On 17 February, Rothery, Simon and O'Byrne were told that they would be reinterviewed, sparking claims of a stitch-up by the Labour Party establishment. Six days later, all three were scrapped as candidates and told not to reapply. In a statement, Rothery said: "I welcomed the deviation last week from the formal National Executive Committee process to include more scrutiny of candidates but not to remove transparency and accountability from the process. I hope party HQ sees the outrage its decision has caused across our city and the harm it is doing to our party's reputation and changes course. If the decision stands, then I will be left with no choice but to challenge it legally."

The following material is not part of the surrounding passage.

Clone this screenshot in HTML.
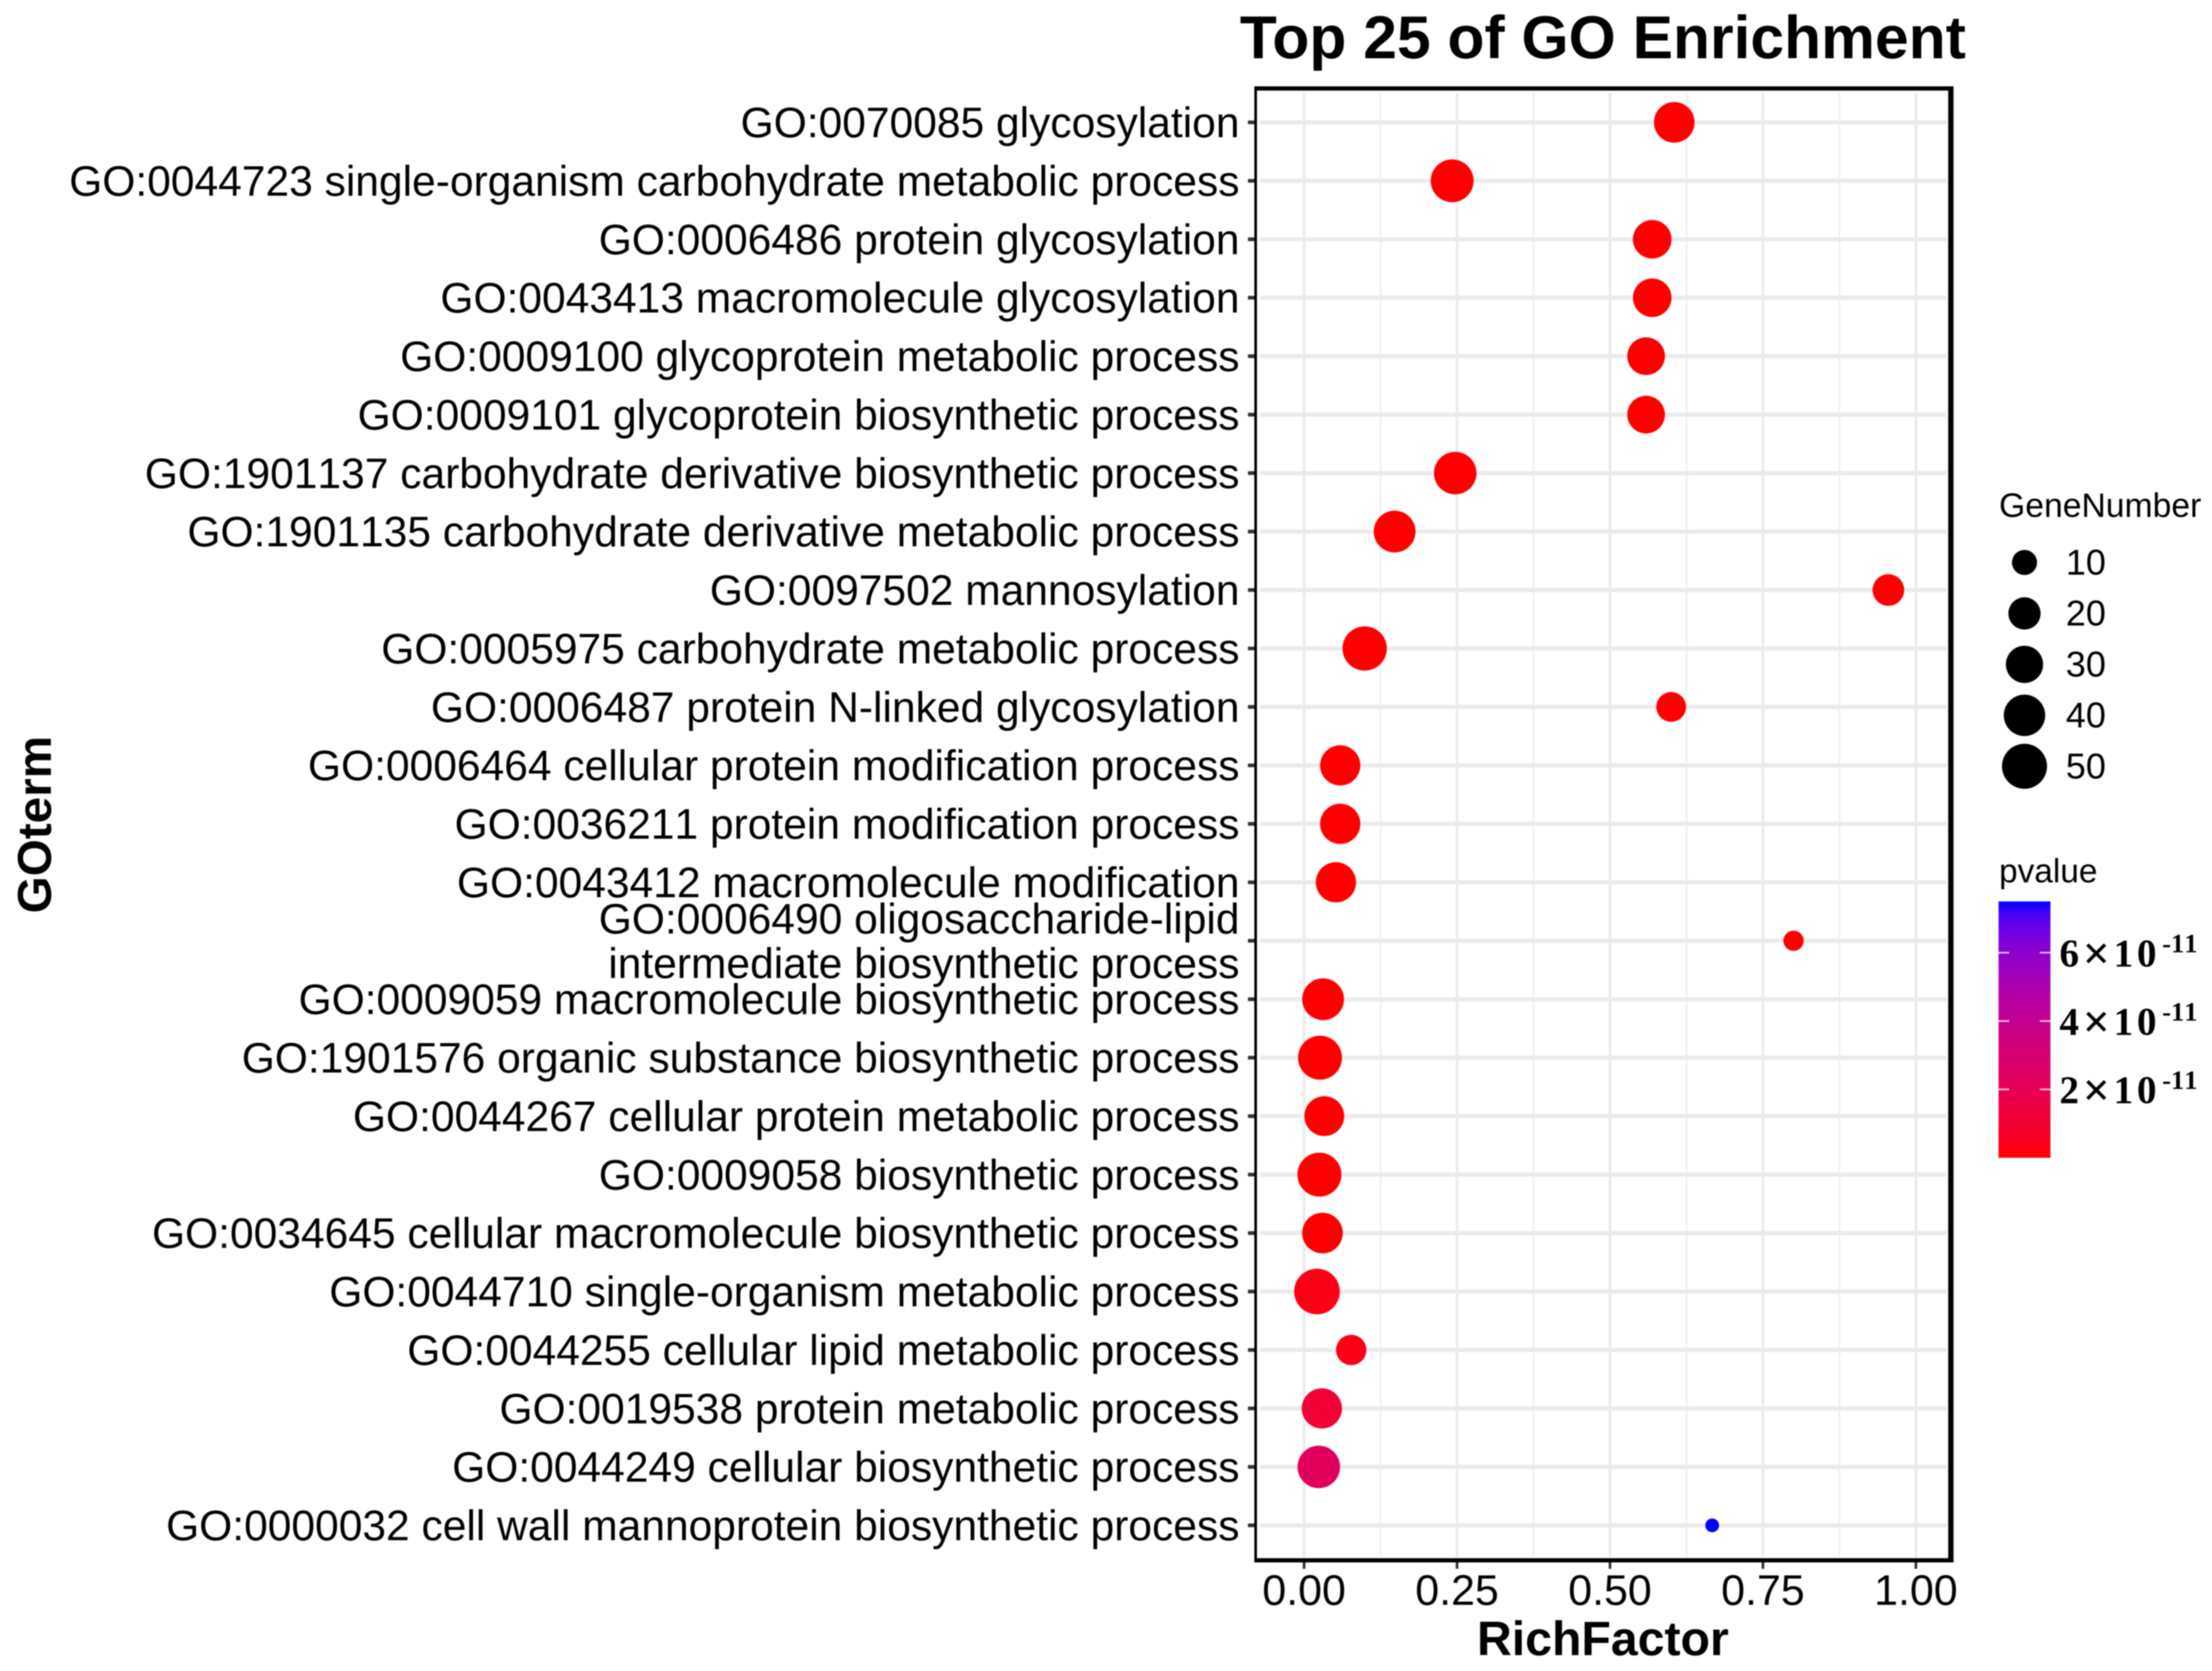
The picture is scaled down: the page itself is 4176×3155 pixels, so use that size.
<!DOCTYPE html>
<html lang="en">
<head>
<meta charset="utf-8">
<title>Top 25 of GO Enrichment</title>
<style>
html,body{margin:0;padding:0;background:#fff;width:4176px;height:3155px;overflow:hidden}
svg{display:block;filter:blur(1px)}
text{font-family:"Liberation Sans",Arial,sans-serif;fill:#000}
.serif{font-family:"Liberation Serif","Times New Roman",serif;font-weight:bold;font-kerning:none}
.ylab{font-kerning:none}
</style>
</head>
<body>
<svg id="chart" xmlns="http://www.w3.org/2000/svg" width="4176" height="3155" viewBox="0 0 4176 3155">
  <defs>
    <linearGradient id="pvalue-gradient" x1="0" y1="1" x2="0" y2="0"></linearGradient>
  </defs>
  <rect x="0" y="0" width="4176" height="3155" fill="#ffffff"/>
  <g id="grid"></g>
  <g id="points"></g>
  <g id="frame">
    <rect x="2368" y="163" width="1320" height="8" fill="#000"/>
    <rect x="2368" y="2942" width="1320" height="8" fill="#000"/>
    <rect x="2368" y="163" width="5" height="2787" fill="#000"/>
    <rect x="3678" y="163" width="10" height="2787" fill="#000"/>
  </g>
  <g id="y-axis"></g>
  <g id="x-axis"></g>
  <text x="3026" y="110" font-size="114.4" font-weight="bold" text-anchor="middle">Top 25 of GO Enrichment</text>
  <text x="3026" y="3125" font-size="91" font-weight="bold" text-anchor="middle">RichFactor</text>
  <text transform="translate(96 1557) rotate(-90)" font-size="90" font-weight="bold" text-anchor="middle">GOterm</text>
  <g id="size-legend">
    <text x="3774" y="976" font-size="63.6">GeneNumber</text>
  </g>
  <g id="color-legend">
    <text x="3774" y="1666" font-size="63">pvalue</text>
    <rect x="3773" y="1702" width="98" height="484" fill="url(#pvalue-gradient)"/>
  </g>
</svg>
<script>
// ---- chart data ----
const terms = [
  "GO:0070085 glycosylation",
  "GO:0044723 single-organism carbohydrate metabolic process",
  "GO:0006486 protein glycosylation",
  "GO:0043413 macromolecule glycosylation",
  "GO:0009100 glycoprotein metabolic process",
  "GO:0009101 glycoprotein biosynthetic process",
  "GO:1901137 carbohydrate derivative biosynthetic process",
  "GO:1901135 carbohydrate derivative metabolic process",
  "GO:0097502 mannosylation",
  "GO:0005975 carbohydrate metabolic process",
  "GO:0006487 protein N-linked glycosylation",
  "GO:0006464 cellular protein modification process",
  "GO:0036211 protein modification process",
  "GO:0043412 macromolecule modification",
  "GO:0006490 oligosaccharide-lipid\nintermediate biosynthetic process",
  "GO:0009059 macromolecule biosynthetic process",
  "GO:1901576 organic substance biosynthetic process",
  "GO:0044267 cellular protein metabolic process",
  "GO:0009058 biosynthetic process",
  "GO:0034645 cellular macromolecule biosynthetic process",
  "GO:0044710 single-organism metabolic process",
  "GO:0044255 cellular lipid metabolic process",
  "GO:0019538 protein metabolic process",
  "GO:0044249 cellular biosynthetic process",
  "GO:0000032 cell wall mannoprotein biosynthetic process"
];
const richFactor = [0.605,0.242,0.569,0.569,0.559,0.559,0.247,0.148,0.955,0.099,0.600,0.059,0.059,0.052,0.800,0.031,0.026,0.033,0.025,0.030,0.021,0.077,0.029,0.024,0.667];
const geneNumber = [38,44,33,33,31,31,43,41,19,48,16,37,37,37,6,41,47,36,47,38,52,17,37,43,4];
const pValue = [0,0,0,0,0,0,0,0,0,0,0,0,0,0,0,0,0,0,0,0,3e-12,3e-12,1.1e-11,2.3e-11,7.5e-11];
const xTickValues = [0,0.25,0.5,0.75,1];
const xTickLabels = ["0.00","0.25","0.50","0.75","1.00"];
const xMinorTickValues = [0.125,0.375,0.625,0.875];
const legendSizes = [10,20,30,40,50];
const colorbarTickValues = [2e-11,4e-11,6e-11];
const colorbarTickLabels = ["2×10","4×10","6×10"];
const colorbarExponent = "-11";
const pMax = 7.5e-11;

// ---- axis functions ----
const NS = "http://www.w3.org/2000/svg";
function xScale(v){ return 2462 + 1155 * v; }
function yScale(i){ return 231 + 110.375 * i; }
function sizeScale(n){
  const t = Math.max(0, (n - 4) / 46);
  return 26 + 59 * Math.sqrt(t);
}
function cbScale(p){ return 2186 - 484 * (p / pMax); }

function srgb2lin(c){ c/=255; return c<=0.04045 ? c/12.92 : Math.pow((c+0.055)/1.055,2.4); }
function lin2srgb(c){ const v = c<=0.0031308 ? 12.92*c : 1.055*Math.pow(c,1/2.4)-0.055; return Math.round(255*Math.min(1,Math.max(0,v))); }
function rgb2lab(r,g,b){
  r=srgb2lin(r);g=srgb2lin(g);b=srgb2lin(b);
  const x=(0.4124564*r+0.3575761*g+0.1804375*b)/0.95047,y=0.2126729*r+0.7151522*g+0.0721750*b,z=(0.0193339*r+0.1191920*g+0.9503041*b)/1.08883;
  const f=t=>t>0.008856?Math.cbrt(t):7.787*t+16/116;
  return [116*f(y)-16,500*(f(x)-f(y)),200*(f(y)-f(z))];
}
function lab2rgb(L,a,b){
  const fy=(L+16)/116,fx=a/500+fy,fz=fy-b/200;
  const g=t=>{const c=t*t*t;return c>0.008856?c:(t-16/116)/7.787;};
  const x=g(fx)*0.95047,y=g(fy),z=g(fz)*1.08883;
  return [lin2srgb(3.2404542*x-1.5371385*y-0.4985314*z),lin2srgb(-0.9692660*x+1.8760108*y+0.0415560*z),lin2srgb(0.0556434*x-0.2040259*y+1.0572252*z)];
}
const labLow = rgb2lab(255,0,0), labHigh = rgb2lab(0,0,255);
function colorScale(p){
  const t = Math.min(1, Math.max(0, p / pMax));
  const c = lab2rgb(labLow[0]+(labHigh[0]-labLow[0])*t, labLow[1]+(labHigh[1]-labLow[1])*t, labLow[2]+(labHigh[2]-labLow[2])*t);
  return "rgb("+c[0]+","+c[1]+","+c[2]+")";
}

function mk(tag, parent, attrs){
  const el = document.createElementNS(NS, tag);
  for (const k in attrs) el.setAttribute(k, attrs[k]);
  parent.appendChild(el);
  return el;
}

const grid = document.getElementById("grid");
const pointsG = document.getElementById("points");
const yAxis = document.getElementById("y-axis");
const xAxis = document.getElementById("x-axis");
const sizeLegend = document.getElementById("size-legend");
const colorLegend = document.getElementById("color-legend");
const gradient = document.getElementById("pvalue-gradient");

// grid
xMinorTickValues.forEach(function(v){
  const l = mk("line", grid, {x1:xScale(v),x2:xScale(v),y1:175,y2:2940,stroke:"#eeeeee","stroke-width":3});
  
  
});
xTickValues.forEach(function(v){
  const l = mk("line", grid, {x1:xScale(v),x2:xScale(v),y1:175,y2:2940,stroke:"#ebebeb","stroke-width":5});
  
  
});
terms.forEach(function(t,i){
  const l = mk("line", grid, {x1:2378,x2:3675,y1:yScale(i),y2:yScale(i),stroke:"#ebebeb","stroke-width":8});
  
  
});

// y axis
terms.forEach(function(t,i){
  const y = yScale(i);
  const tick = mk("line", yAxis, {x1:2356,x2:2368,y1:y,y2:y,stroke:"#333","stroke-width":7});
  
  
  const lines = t.split("\n");
  if (lines.length === 1) {
    const txt = mk("text", yAxis, {x:2340,y:y+28,"font-size":80.3,"text-anchor":"end","class":"ylab"});
    txt.textContent = lines[0];
    
    
  } else {
    lines.forEach(function(s,j){
      const txt = mk("text", yAxis, {x:2340,y:y-14+84*j,"font-size":80.3,"text-anchor":"end","class":"ylab"});
      txt.textContent = s;
      
      
    });
  }
});

// x axis
xTickValues.forEach(function(v,i){
  const tick = mk("line", xAxis, {x1:xScale(v),x2:xScale(v),y1:2950,y2:2962,stroke:"#333","stroke-width":5});
  
  
  const txt = mk("text", xAxis, {x:xScale(v),y:3030,"font-size":81,"text-anchor":"middle"});
  txt.textContent = xTickLabels[i];
  
  
});

// points
terms.forEach(function(t,i){
  const c = mk("circle", pointsG, {cx:xScale(richFactor[i]),cy:yScale(i),r:sizeScale(geneNumber[i])/2,fill:colorScale(pValue[i])});
  
  
});

// size legend
legendSizes.forEach(function(n,i){
  const y = 1062 + 96.2 * i;
  const c = mk("circle", sizeLegend, {cx:3822,cy:y,r:sizeScale(n)/2,fill:"#000"});
  
  
  const txt = mk("text", sizeLegend, {x:3900,y:y+23,"font-size":68});
  txt.textContent = String(n);
  
  
});

// colour legend
for (let k = 0; k <= 20; k++) {
  const t = k / 20;
  const s = mk("stop", gradient, {offset:t,"stop-color":colorScale(t*pMax)});
}
colorbarTickValues.forEach(function(p,i){
  const y = cbScale(p);
  const a = mk("line", colorLegend, {x1:3773,x2:3793,y1:y,y2:y,stroke:"#fff","stroke-width":3,"stroke-opacity":0.8});
  
  
  const b = mk("line", colorLegend, {x1:3851,x2:3871,y1:y,y2:y,stroke:"#fff","stroke-width":3,"stroke-opacity":0.8});
  
  
  const parts = colorbarTickLabels[i].split("×");
  const txt = mk("text", colorLegend, {x:3888,y:y+26,"font-size":74,"letter-spacing":7,"class":"serif"});
  
  
  txt.appendChild(document.createTextNode(parts[0]));
  const times = mk("tspan", txt, {"font-size":90,"dy":5});
  times.textContent = "×";
  const tail = mk("tspan", txt, {"dy":-5});
  tail.textContent = parts[1];
  const sup = mk("text", colorLegend, {x:4082,y:y-1,"font-size":50,"class":"serif"});
  sup.textContent = colorbarExponent;
  
  
});
</script>
</body>
</html>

On 6 March, Rothery announced that she was suing the Labour Party. The case was rejected and she was ordered to pay £65,000 to cover Labour's legal costs. Rothery said she was disappointed with the outcome.

=== Post Labour Party ===
On 23 November 2021 she announced her resignation from the Labour Party due to the national leadership "failing in its duty to effectively oppose the government's attacks on our people" and being "more interested carrying out internal party vendettas than standing up for our people, our black community and our LGBTQIA community". She indicated her intention to remain as an Independent member of Liverpool Council.

From 2022 to 2023 Rothery was the registered leader of the political party "Liverpool Community Independents", standing down after being named in as one of the Liverpool City Council councillors found to have evaded their parking fines.